ATR kini mengambil alih inisiatif dengan membawa laporan dugaan “bancakan anggaran” revitalisasi pedestrian Jalan Ciater Raya langsung ke Kejaksaan Tinggi (Kejati) Banten. Koordinator ATR, Tatang Sago, menegaskan ini bukan lagi soal laporan, melainkan desakan keras.
“Kami sudah mencium bau busuk ini sejak tahun lalu, tapi Kejari Tangsel pilih diam dan terkesan melindungi. Karena itu, kami minta Kejati Banten turun tangan langsung agar penanganan kasus ini objektif dan tidak mandul,” ujar Tatang dengan nada tegas, Minggu (5/10/2025).
Laporan ATR menyoroti skema yang sangat mencurigakan pada proyek Jalan Ciater Raya, yang anggarannya melonjak hingga 364% hanya dalam dua tahun dan diduga kuat menjadi ATM bagi oknum tertentu:
Tahun Anggaran 2023. Rp1.958.801.000.
T.A.2024. Rp 4.908.873.000.
Sepenir Rp20.000.000.000.
Perjalanan Dinas 117 Miliar Rupiah. ATK. 30 Miliar Rupiah.
T.A. 2025 Rp7.131.338.000.
“Ini bukan kenaikan wajar, ini ‘mark-up’ yang brutal! Anggaran meningkat drastis tanpa justifikasi teknis yang masuk akal,” kecam Tatang.
Lebih lanjut, ATR membongkar jantung masalah dari dugaan korupsi ini: proyek bernilai total lebih dari Rp 13 miliar ini selalu dieksekusi oleh kontraktor yang sama sebuah perusahaan yang diyakini dikendalikan langsung oleh oknum anggota DPRD Kota Tangerang Selatan.
> “Ada indikasi kuat praktik konflik kepentingan yang vulgar. Proyek miliaran rupiah ini diatur agar jatuh ke tangan orang yang punya hubungan darah atau kepentingan politik langsung dengan pengambil kebijakan di daerah. Ini adalah penyalahgunaan wewenang terang-terangan,” ungkap Tatang.
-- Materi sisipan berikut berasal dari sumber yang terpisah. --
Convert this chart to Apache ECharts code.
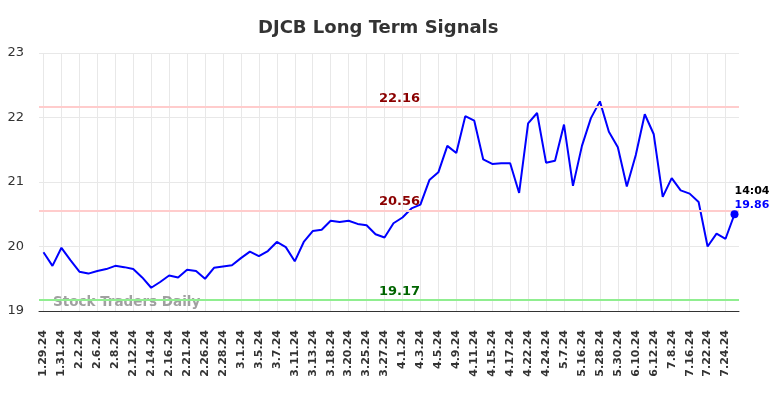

ATR juga menemukan modus operandi licik berupa pengulangan item pekerjaan pada dokumen anggaran tahun berbeda. Pekerjaan dasar seperti trotoar, drainase, dan kanstin yang sudah dikerjakan pada tahun sebelumnya, dianggarkan ulang dengan nilai lebih tinggi pada tahun berikutnya.
“Ini bukan proyek lanjutan, ini adalah rekayasa kegiatan dan pengulangan pekerjaan lama dengan harga baru. Diduga kuat terjadi penggelembungan (mark-up) anggaran dan manipulasi dokumen agar dana APBD tersedot ke kantong pihak yang sama,” tegasnya.
ATR berencana melayangkan laporan resmi yang komprehensif ke Kejati Banten awal pekan depan. Mereka menuntut Kejati membentuk Tim Khusus Antikorupsi Daerah untuk membersihkan Tangsel dari dugaan korupsi proyek-proyek APBD.
“Jika Kejati Banten tidak bertindak, maka publik akan menilai hukum di Tangsel ini sudah tumpul ke atas dan tajam ke bawah. Kami ingin penegakan hukum yang bersih; jangan sampai Tangsel menjadi ‘sarang korupsi’ yang dipertontonkan,” tutup Tatang Sago.